News

BP Plans Large-scale Green Hydrogen Plant at Teesside

30.11.2021 - British energy giant BP has decided to build a large-scale plant to produce green hydrogen from renewable feedstocks, wind, water and solar energy at its Teesside complex in northeast England. The plans are in line with the London-based group’s drive to move away from fossil fuels, in company with other global petrochemical powerhouses.

The multi-phase stage HyGreen Teesside project aims to produce 60 MWe (megawatt electrical input) green hydrogen at its planned start-up in 2025. By 2030, BP believes it could make 500 Mwe of hydrogen.

Together with the group’s clean, or “blue” hydrogen plant, for which plans were unveiled last March, BP said its Teesside site has the potential to deliver 30% of the country’s ‎‎2030 hydrogen output target by 2030. The blue hydrogen unit would use natural gas as a feedstock. The UK government has said it is targeting 5 GW (gigawatts) of low-carbon hydrogen production by 2030 to replace natural gas in powering around three million homes, as well as industry and transport.

For the blue hydrogen plant, BP said earlier it had already signed Memoranda of Understanding with customers for the output, including with Huntsman spinoff Venator. Investment decisions for both facilities have not yet been definitively made.

The British group said it expects HyGreen Teesside to fuel the development of the northeast England industrial complex into the UK’s first major hydrogen ‎transport hub, leading the way for large-scale decarbonization of heavy transport, airports, ports and ‎rail across the country. “Low carbon ‎hydrogen will be essential in decarbonizing hard-to-abate industrial sectors including heavy transport," said Louise Jacobsen Plutt, senior vice president for hydrogen and CCUS.

Industry heavyweights going all-out for hydrogen

At the climate summit COP26 held in Glasgow earlier this month, hydrogen producers announced an initiative called H2Zero aimed at accelerating the use and production of hydrogen as an essential part of the future net-zero energy drive toward reducing emission. The Hydrogen Council has estimated that in 2030 using hydrogen could potentially avoid the emission of approximately 800 million t/y of CO2.

Several industrial heavyweights have recently presented wide-sweeping plans for investing in hydrogen in Europe. One of the most heavily engaged in the field is Ineos. The olefins and polyolefins giant said in mid-October it planned to invest more than €2 billion in electrolysis projects to make zero-carbon, green hydrogen across Europe. First plants are to be built in Norway, Germany and Belgium within the next 10 years, with others in the UK and France to follow.

Last June, Denmark’s Haldor Topsoe set up a dedicated hydrogen arm with the goal of accelerating its electrolysis business. The company said it is “determined to take a leading position in the burgeoning green hydrogen space,” which the International Energy Agency forecasts could potentially fulfil 17% of global energy demand by 2050.
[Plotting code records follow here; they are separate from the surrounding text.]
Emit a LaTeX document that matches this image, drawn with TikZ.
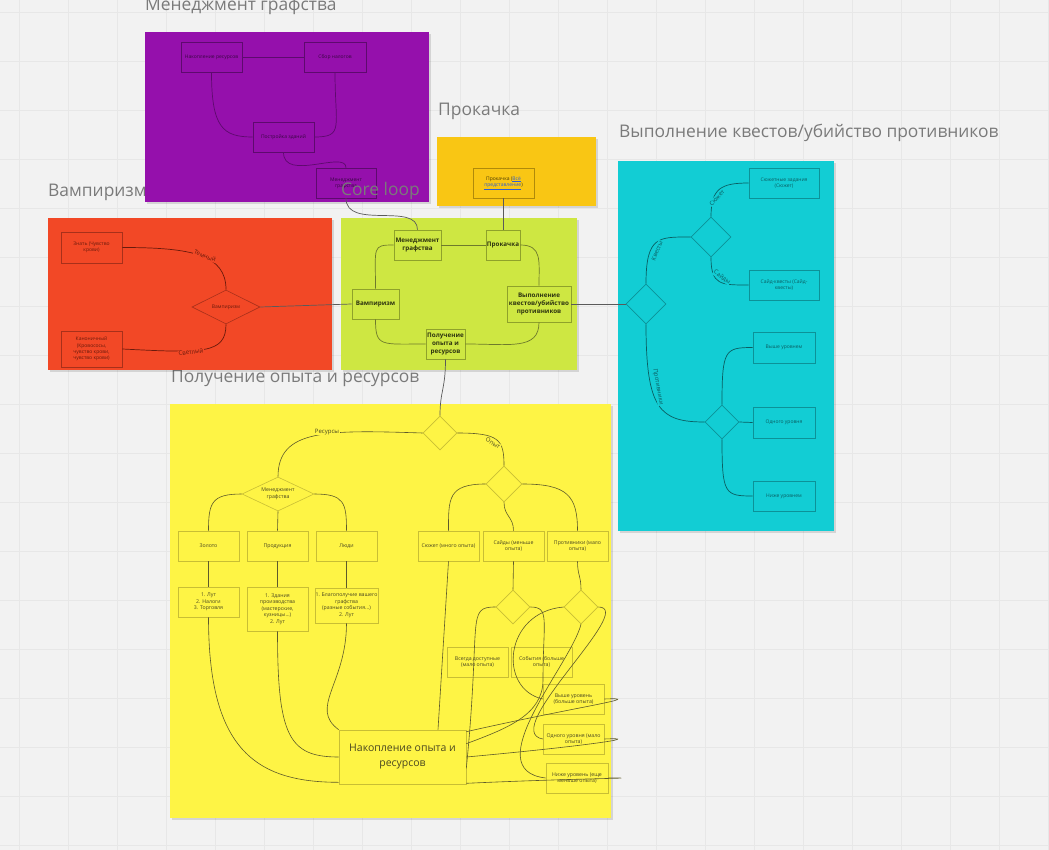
\documentclass[tikz,border=0pt]{standalone}
\usepackage{fontspec}
\setmainfont{Open Sans}
\usetikzlibrary{shapes.geometric,calc}
\definecolor{bg}{HTML}{F2F2F2}
\definecolor{gridc}{HTML}{E7E7E7}
\definecolor{ttl}{HTML}{7A7A7A}
\definecolor{purp}{HTML}{9510AC}
\definecolor{purpd}{HTML}{5E0A6E}
\definecolor{purpt}{HTML}{3A0644}
\definecolor{org}{HTML}{F9C614}
\definecolor{orgd}{HTML}{B08A0A}
\definecolor{orgt}{HTML}{4A3A05}
\definecolor{red1}{HTML}{F24826}
\definecolor{redd}{HTML}{A8301A}
\definecolor{redt}{HTML}{6A1A0C}
\definecolor{grn}{HTML}{CEE742}
\definecolor{grnd}{HTML}{8FA22A}
\definecolor{grnl}{HTML}{6E7A2C}
\definecolor{grnt}{HTML}{2E3410}
\definecolor{cyn}{HTML}{12CDD4}
\definecolor{cynd}{HTML}{0C9298}
\definecolor{cynt}{HTML}{0A5E62}
\definecolor{yel}{HTML}{FEF445}
\definecolor{yeld}{HTML}{C8BE34}
\definecolor{yell}{HTML}{5E5A2A}
\definecolor{yelt}{HTML}{4A4720}
\definecolor{conn}{HTML}{5A5A5A}
\definecolor{lnkc}{HTML}{2F5FD0}
\newcommand\myframe[5]{\fill[black,opacity=0.12] (#2+1.5,#3+2) rectangle (#4+1.5,#5+2);\fill[#1] (#2,#3) rectangle (#4,#5);}
\newcommand\lnk[1]{\textcolor{lnkc}{\underline{#1}}}
\begin{document}
\begin{tikzpicture}[x=1pt,y=-1pt,
  ttlstyle/.style={anchor=base west, text=ttl, font=\fontsize{17.4}{20}\selectfont, inner sep=0},
  bx/.style={draw, rectangle, align=center, inner sep=0.5, line width=0.6, font=\fontsize{5}{6.3}\selectfont},
  pbox/.style={bx, draw=purpd, text=purpt},
  obox/.style={bx, draw=orgd, text=orgt},
  rbox/.style={bx, draw=redd, text=redt},
  gbox/.style={bx, draw=grnd, text=grnt, font=\fontsize{6.3}{8}\bfseries\selectfont},
  cbox/.style={bx, draw=cynd, text=cynt},
  ybox/.style={bx, draw=yeld, text=yelt, font=\fontsize{5.2}{6.5}\selectfont},
  dia/.style={diamond, aspect=2, inner sep=0, align=center, line width=0.6},
  pl/.style={draw=purpd, line width=0.7},
  rl/.style={draw=redt, line width=0.7},
  gl/.style={draw=grnl, line width=0.7},
  cl/.style={draw=cynt, line width=0.7},
  yl/.style={draw=yell, line width=0.6},
  xl/.style={draw=conn, line width=0.7},
  lbl/.style={font=\fontsize{6}{7}\selectfont, inner sep=0.6}
]
\fill[bg] (0,0) rectangle (1049,850);
\useasboundingbox (0,0) rectangle (1049,850);
\foreach \gx in {19,68,...,1049} \draw[gridc, line width=0.6] (\gx,0) -- (\gx,850);
\foreach \gy in {12,61,...,850} \draw[gridc, line width=0.6] (0,\gy) -- (1049,\gy);

% titles that are partly hidden by frames
\node[ttlstyle] (tY) at (171,382) {Получение опыта и ресурсов};
\node[ttlstyle] (tR) at (48,197) {Вампиризм};

% frames
\myframe{yel}{170}{404}{611}{818}
\myframe{red1}{48}{218}{332}{370}
\myframe{cyn}{618}{161}{834}{531}
\myframe{purp}{145}{32}{429}{202}
\myframe{org}{437}{137}{596}{206}
\myframe{grn}{341}{218}{577}{370}

% ---------- purple ----------
\node[pbox, minimum width=61, minimum height=30] (pA) at (211.5,57) {Накопление ресурсов};
\node[pbox, minimum width=62, minimum height=30] (pB) at (335,57) {Сбор налогов};
\node[pbox, minimum width=61, minimum height=30] (pC) at (283.5,137) {Постройка зданий};
\node[pbox, minimum width=60, minimum height=30] (pD) at (346,183) {Менеджмент\\графства};
\draw[pl] (pA.east) -- (pB.west);
\draw[pl] (pA.south) .. controls +(0,55) and +(-30,0) .. (pC.west);
\draw[pl] (pB.south) .. controls +(0,55) and +(30,0) .. (pC.east);
\draw[pl] (pC.south) .. controls +(0,30) and +(0,-18) .. (pD.north);

% ---------- orange ----------
\node[obox, minimum width=61, minimum height=30] (oA) at (503.5,183) {Прокачка (\lnk{Всё}\\\lnk{представление})};

% ---------- red ----------
\node[rbox, minimum width=61, minimum height=31] (rA) at (91.5,247.5) {Знать (Чувство\\крови)};
\node[rbox, minimum width=61, minimum height=36] (rB) at (91.5,349) {Каноничный\\(Кровососы,\\чувство крови,\\чувство крови)};
\node[dia, draw=redd, text=redt, font=\fontsize{5}{6}\selectfont, minimum width=68, minimum height=34] (rD) at (226,307) {Вампиризм};
\draw[rl] (rA.east) .. controls +(70,0) and +(0,-35) .. (rD.north);
\draw[rl] (rB.east) .. controls +(80,4) and +(0,30) .. (rD.south);
\node[lbl, fill=red1, text=redt, rotate=-22] (lT) at (205,256) {Темный};
\node[lbl, fill=red1, text=redt, rotate=8] (lS) at (191,352) {Светлый};

% ---------- green ----------
\node[gbox, minimum width=47, minimum height=30] (gM) at (417.5,245) {Менеджмент\\графства};
\node[gbox, minimum width=34, minimum height=30] (gP) at (503,245) {Прокачка};
\node[gbox, minimum width=47, minimum height=30] (gV) at (375.5,304) {Вампиризм};
\node[gbox, minimum width=64, minimum height=36] (gQ) at (539,304) {Выполнение\\квестов/убийство\\противников};
\node[gbox, minimum width=39, minimum height=30] (gR) at (445.5,344) {Получение\\опыта и\\ресурсов};
\draw[gl] (gM.east) -- (gP.west);
\draw[gl] (gP.east) .. controls +(22,0) and +(0,-25) .. (gQ.north);
\draw[gl] (gQ.south) .. controls +(0,28) and +(45,0) .. (gR.east);
\draw[gl] (gV.south) .. controls +(0,28) and +(-45,0) .. (gR.west);
\draw[gl] (gV.north) .. controls +(0,-42) and +(-22,0) .. (gM.west);

% ---------- cyan ----------
\node[dia, draw=cynd, minimum width=40, minimum height=40, aspect=1] (cD1) at (646,304) {};
\node[dia, draw=cynd, minimum width=40, minimum height=40, aspect=1] (cD2) at (711,237) {};
\node[dia, draw=cynd, minimum width=34, minimum height=34, aspect=1] (cD3) at (722,422) {};
\node[cbox, minimum width=70, minimum height=30] (cS) at (784,183) {Сюжетные задания\\(Сюжет)};
\node[cbox, minimum width=70, minimum height=30] (cSd) at (784,285) {Сайд-квесты (Сайд-\\квесты)};
\node[cbox, minimum width=62, minimum height=31] (cH) at (784,347.5) {Выше уровнем};
\node[cbox, minimum width=62, minimum height=31] (cE) at (784,422.5) {Одного уровня};
\node[cbox, minimum width=62, minimum height=30] (cL) at (784,496) {Ниже уровнем};
\draw[cl] (cD1.north) .. controls +(0,-48) and +(-32,0) .. (cD2.west);
\draw[cl] (cD2.north) .. controls +(0,-28) and +(-28,0) .. (cS.west);
\draw[cl] (cD2.south) .. controls +(0,28) and +(-28,0) .. (cSd.west);
\draw[cl] (cD1.south) .. controls +(0,85) and +(-45,0) .. (cD3.west);
\draw[cl] (cD3.north) .. controls +(0,-55) and +(-28,0) .. (cH.west);
\draw[cl] (cD3.east) -- (cE.west);
\draw[cl] (cD3.south) .. controls +(0,55) and +(-28,0) .. (cL.west);
\node[lbl, fill=cyn, text=cynt, rotate=68] (lK) at (657,251) {Квесты};
\node[lbl, fill=cyn, text=cynt, rotate=48] (lSj) at (717,198) {Сюжет};
\node[lbl, fill=cyn, text=cynt, rotate=-35] (lSd) at (722,277) {Сайды};
\node[lbl, fill=cyn, text=cynt, rotate=-80] (lPr) at (658,387) {Противники};

% ---------- yellow ----------
\node[dia, draw=yeld, minimum width=34, minimum height=34, aspect=1] (yD0) at (440,433) {};
\node[dia, draw=yeld, text=yelt, font=\fontsize{5.2}{6.5}\selectfont, minimum width=72, minimum height=34] (yDM) at (278,494) {Менеджмент\\графства};
\node[ybox, minimum width=61, minimum height=30] (yG) at (208.5,546) {Золото};
\node[ybox, minimum width=61, minimum height=30] (yP) at (277.5,546) {Продукция};
\node[ybox, minimum width=61, minimum height=30] (yL) at (346.5,546) {Люди};
\node[ybox, minimum width=61, minimum height=30] (yG2) at (208.5,602) {1. Лут\\2. Налоги\\3. Торговля};
\node[ybox, minimum width=61, minimum height=44] (yP2) at (277.5,609) {1. Здания\\производства\\(мастерские,\\кузницы...)\\2. Лут};
\node[ybox, minimum width=61, minimum height=35] (yL2) at (346.5,605.5) {1. Благополучие вашего\\графства\\(разные события...)\\2. Лут};
\node[dia, draw=yeld, minimum width=36, minimum height=36, aspect=1] (yDB) at (504,484) {};
\node[ybox, minimum width=61, minimum height=30] (yS) at (448.5,546) {Сюжет (много опыта)};
\node[ybox, minimum width=61, minimum height=30] (ySd) at (513.5,546) {Сайды (меньше\\опыта)};
\node[ybox, minimum width=61, minimum height=30] (yPr) at (577.5,546) {Противники (мало\\опыта)};
\node[dia, draw=yeld, minimum width=34, minimum height=34, aspect=1] (yDC) at (513,607) {};
\node[dia, draw=yeld, minimum width=34, minimum height=34, aspect=1] (yDD) at (581,607) {};
\node[ybox, minimum width=61, minimum height=30] (yA) at (477.5,662) {Всегда доступные\\(мало опыта)};
\node[ybox, minimum width=61, minimum height=30] (yE) at (541.5,662) {События (больше\\опыта)};
\node[ybox, minimum width=61, minimum height=30] (yH) at (573.5,699) {Выше уровень\\(больше опыта)};
\node[ybox, minimum width=61, minimum height=30] (yO) at (573.5,739) {Одного уровня (мало\\опыта)};
\node[ybox, minimum width=62, minimum height=30] (yN) at (577,778) {Ниже уровень (еще\\меньше опыта)};
\node[ybox, minimum width=127, minimum height=54, font=\fontsize{10.5}{15}\selectfont] (yN0) at (402.5,757) {Накопление опыта и\\ресурсов};

\coordinate (nA) at ($(yN0.north east)+(0,2)$);
\coordinate (nB) at ($(yN0.north east)+(0,14)$);
\coordinate (nC) at (yN0.east);
\coordinate (nD) at ($(yN0.south east)+(0,-16)$);
\coordinate (nE) at ($(yN0.south east)+(0,-1)$);
\coordinate (nL) at ($(yN0.south west)+(0,-2)$);
\coordinate (nT) at ($(yN0.north)+(35.5,0)$);

% cross-region connectors
\draw[xl] (pD.south) .. controls +(0,32) and +(0,-28) .. (gM.north);
\draw[xl] (oA.south) -- (oA.south |- gP.north);
\draw[xl] (rD.east) -- (gV.west);
\draw[xl] (gQ.east) -- (cD1.west);
\draw[xl] (gR.south) .. controls +(0,30) and +(0,-25) .. (yD0.north);

% yellow connectors
\draw[yl] (yD0.west) .. controls +(-95,-3) and +(0,-48) .. (yDM.north);
\draw[yl] (yD0.east) .. controls +(42,0) and +(0,-26) .. (yDB.north);
\draw[yl] (yDM.west) .. controls +(-30,0) and +(0,-28) .. (yG.north);
\draw[yl] (yDM.south) -- (yP.north);
\draw[yl] (yDM.east) .. controls +(30,0) and +(0,-28) .. (yL.north);
\draw[yl] (yG.south) -- (yG2.north);
\draw[yl] (yP.south) -- (yP2.north);
\draw[yl] (yL.south) -- (yL2.north);
\draw[yl] (yG2.south) .. controls +(0,130) and +(-85,0) .. (nL);
\draw[yl] (yP2.south) .. controls +(0,105) and +(-50,0) .. (yN0.west);
\draw[yl] (yL2.south) .. controls +(0,60) and +(-30,-22) .. (yN0.north west);
\draw[yl] (yDB.west) .. controls +(-38,0) and +(0,-32) .. (yS.north);
\draw[yl] (yDB.south) .. controls +(0,14) and +(0,-14) .. (ySd.north);
\draw[yl] (yDB.east) .. controls +(45,0) and +(0,-35) .. (yPr.north);
\draw[yl] (yS.south) -- (nT);
\draw[yl] (ySd.south) -- (yDC.north);
\draw[yl] (yPr.south) .. controls +(0,14) and +(0,-14) .. (yDD.north);
\draw[yl] (yDC.west) .. controls +(-30,0) and +(15,-150) .. (nD);
\draw[yl] (yDC.east) .. controls +(20,0) and +(0,-60) .. (543,680) .. controls +(0,35) and +(40,-15) .. (nB);
\draw[yl] (yDD.west) .. controls +(-60,5) and +(-45,-10) .. (yH.west);
\draw[yl] (yDD.south) .. controls +(-10,40) and +(-70,-8) .. (yN.west);
\draw[yl] (yDD.east) .. controls +(40,0) and +(-45,-8) .. (yO.west);
\draw[yl] (nA) .. controls +(110,-25) and +(45,-2) .. (yH.east);
\draw[yl] (nC) .. controls +(110,-10) and +(45,-2) .. (yO.east);
\draw[yl] (nE) .. controls +(110,-5) and +(45,0) .. (yN.east);

\node[lbl, fill=yel, text=yelt] (lRes) at (327,432) {Ресурсы};
\node[lbl, fill=yel, text=yelt, rotate=-32] (lOp) at (493,443) {Опыт};

% titles on top
\node[ttlstyle] (tP) at (145,11) {Менеджмент графства};
\node[ttlstyle] (tO) at (438,116) {Прокачка};
\node[ttlstyle] (tG) at (341,196) {Core loop};
\node[ttlstyle] (tC) at (619,138) {Выполнение квестов/убийство противников};
\end{tikzpicture}
\end{document}
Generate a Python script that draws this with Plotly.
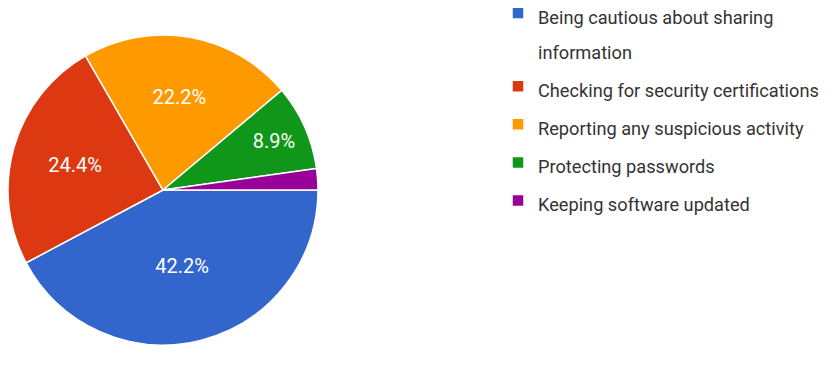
import plotly.graph_objects as go

labels = [
    "Being cautious about sharing<br>information",
    "Checking for security certifications",
    "Reporting any suspicious activity",
    "Protecting passwords",
    "Keeping software updated",
]
responses = [19, 11, 10, 4, 1]
colors = ["#3366CC", "#DC3912", "#FF9900", "#109618", "#990099"]
slice_text = ["%{percent:.1%}", "%{percent:.1%}", "%{percent:.1%}", "%{percent:.1%}", ""]

W, H = 832, 374
OFF = 8  # page body margin offset
cx, cy, r = 163 - OFF, 190 - OFF, 155

fig = go.Figure(
    go.Pie(
        labels=[f"<span style='font-size:18.2px'>{l}</span>" for l in labels],
        values=responses,
        sort=False,
        direction="clockwise",
        rotation=90,
        marker=dict(colors=colors, line=dict(color="white", width=1.5)),
        texttemplate=slice_text,
        textposition="inside",
        insidetextorientation="horizontal",
        textfont=dict(family="Roboto, Arial, sans-serif", size=20, color="white"),
        hoverinfo="label+percent",
        domain=dict(
            x=[max(0, (cx - r) / W), (cx + r) / W],
            y=[(H - cy - r) / H, (H - cy + r) / H],
        ),
    )
)

fig.update_layout(
    width=W,
    height=H,
    margin=dict(l=0, r=0, t=0, b=0, autoexpand=False),
    paper_bgcolor="white",
    plot_bgcolor="white",
    font=dict(family="Roboto, Arial, sans-serif", color="#333333"),
    legend=dict(
        x=(538 - 40 - OFF) / W,
        xanchor="left",
        y=1 - 99 / H,
        yanchor="middle",
        valign="top",
        font=dict(family="Roboto, Arial, sans-serif", size=27, color="#333333"),
        bgcolor="rgba(0,0,0,0)",
    ),
    showlegend=True,
)

fig.write_html("out.html")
French industrial gases group Air Liquide, on raising its stake in H2V Normandy from 40% to 100%, described the acquisition as a “key milestone” in producing renewable hydrogen on a large scale to supply industry and mobility markets. By 2030, the company said it is committed to bringing its total electrolysis capacity to 3 GW.

German energy group Uniper meanwhile is carrying out a feasibility study on establishing a national hub for hydrogen in Wilhelmshaven on the North Sea coast that also would be connected to a planned hydrogen network. The investment would include an import terminal equipped with an ammonia splitter for producing green hydrogen.